During the first six weeks of the program, we will focus on intrinsic motivation (who students are). During the next six weeks, the program explores extrinsic motivation (who everyone else is). In the final four weeks, groups developed projects that will impact their families, schools, communities, or the world at large. As part of Umoja, students complete a collaborative project displaying one of our primary pillars (Unity, Motivation, Leadership, and Cultural Transcendence).

Plants for Patients

Plants for Patients is a grassroots organization rooted in community engagement that promotes neighborliness and humanitarianism. The program strives to begin breaking down the social stigmas perpetrated against individuals who have experienced abortion by leveraging the community’s kindness to create a network of love and support. Plants for Patients is a pro-compassion and pro-choice organization that serves the Fargo-Moorhead community.

Plants for Patients builds on social practice art theory and research on the effect of nature and plant life in the healing process. People who have had abortions are offered a handmade ceramic planter, a small plant, and a handwritten note of support to promote both emotional and physical healing and to establish a connection – an anonymous bridge of love and support – with their community.

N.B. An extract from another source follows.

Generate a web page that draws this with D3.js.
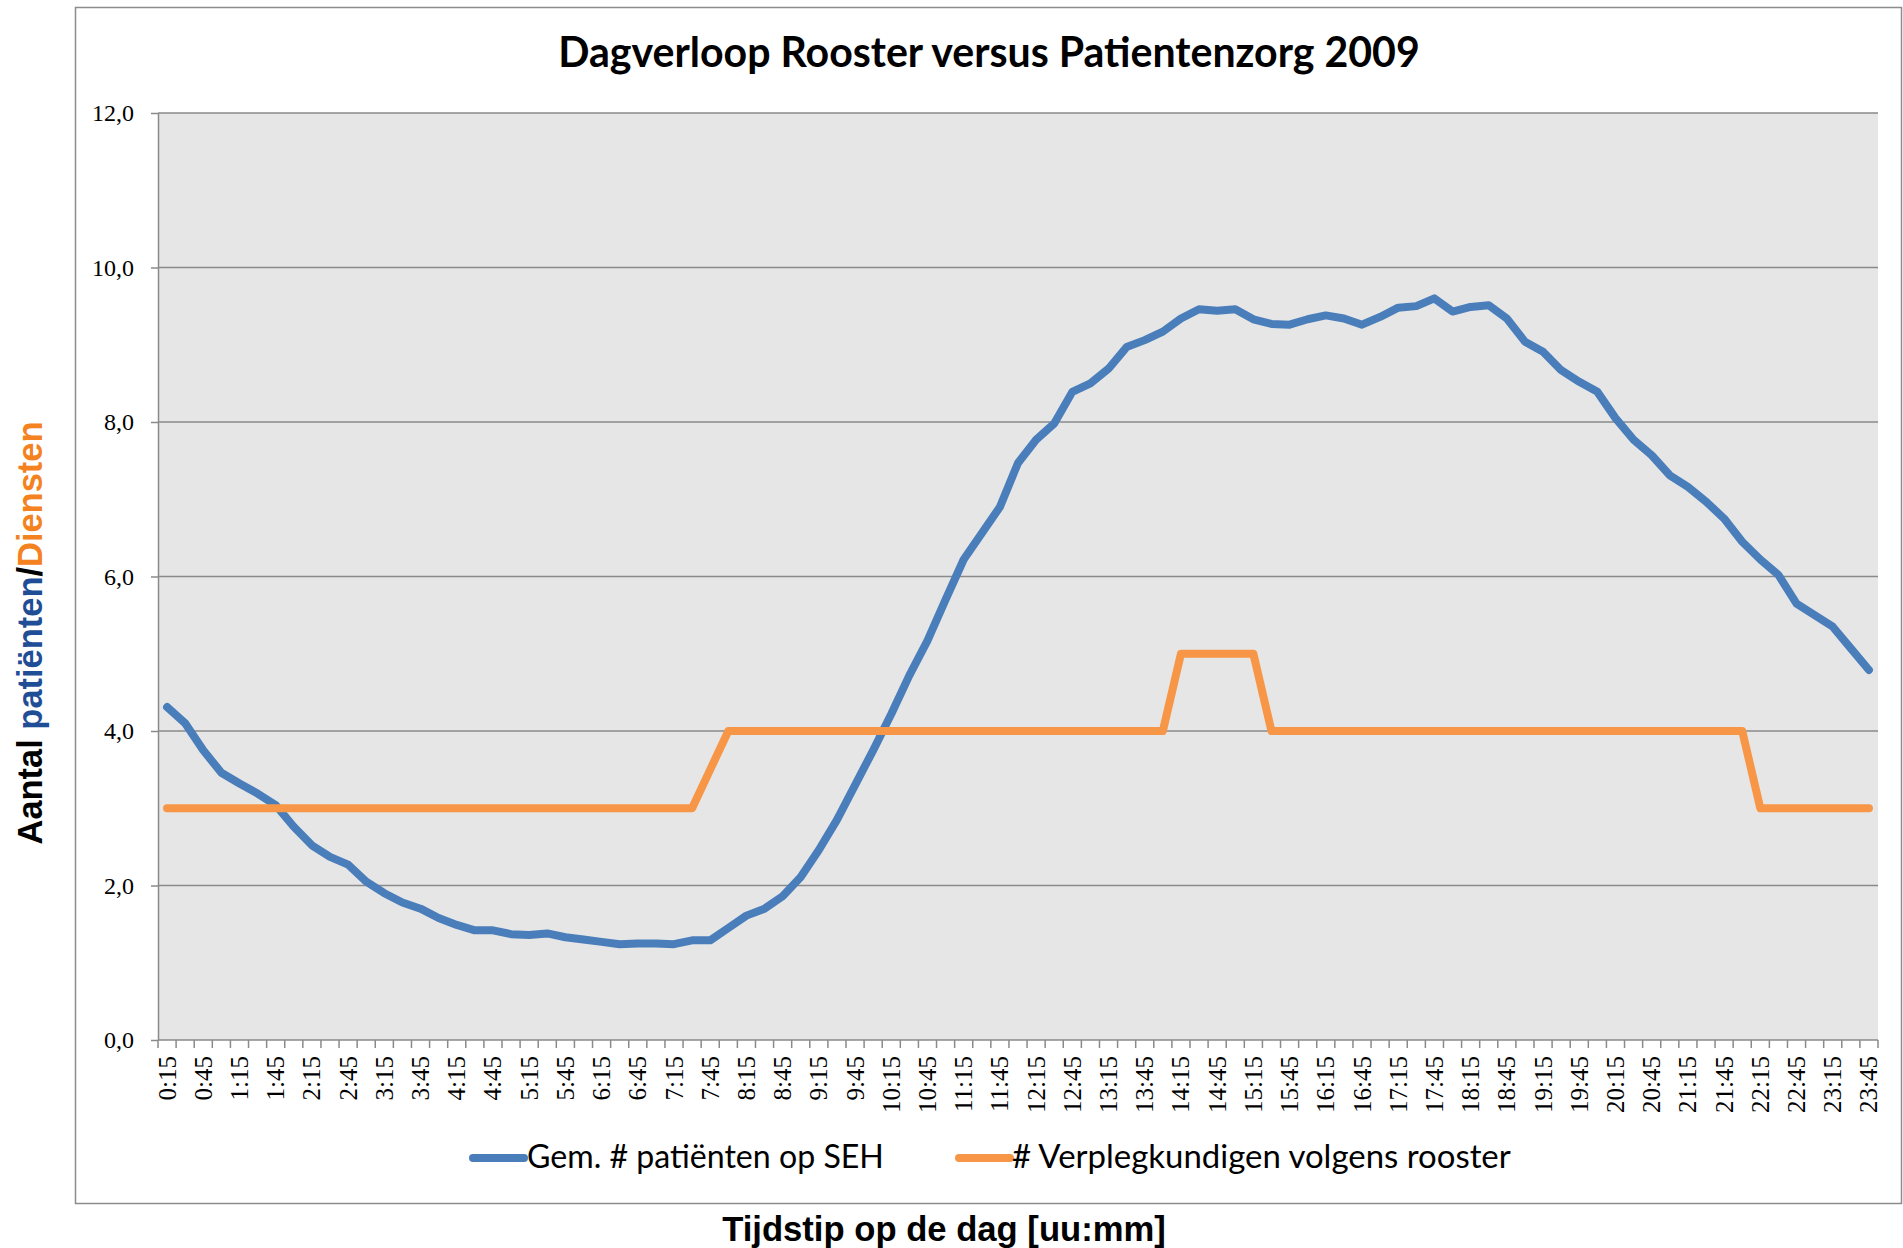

The Human Family Award for Creative Placemaking recipients will be recognized as part of the North Dakota Human Rights Film and Arts Festival Opening Ceremony and Awards Presentation at the Radisson Blu in downtown Fargo on Tuesday, November 1 at 6:30 p.m. The event is free and open to the public and includes food and beverage. Registration is not required but is appreciated for food preparation and seating.

The North Dakota Human Rights Film and Arts Festival is a program presented by the non-profit organization, The Human Family, a North Dakota based 501(c)(3) dedicated to promoting human rights and social justice through film and art.

The mission of the North Dakota Human Rights Film Festival is to educate, engage, and facilitate discussion around local and worldwide human-rights topics through the work of filmmakers and artists. The festival is a non-partisan event, and all are welcome and encouraged to attend.

The festival is supported in part through grants by the National Endowment for the Arts, the Fargo Arts and Culture Commission, the North Dakota Council on the Arts, the Arts Midwest GIG Fund, and the Arts Partnership, with support from the Cities of Fargo, Moorhead, and West Fargo.

The Human Family

The Human Family promotes human rights and social justice through film and art.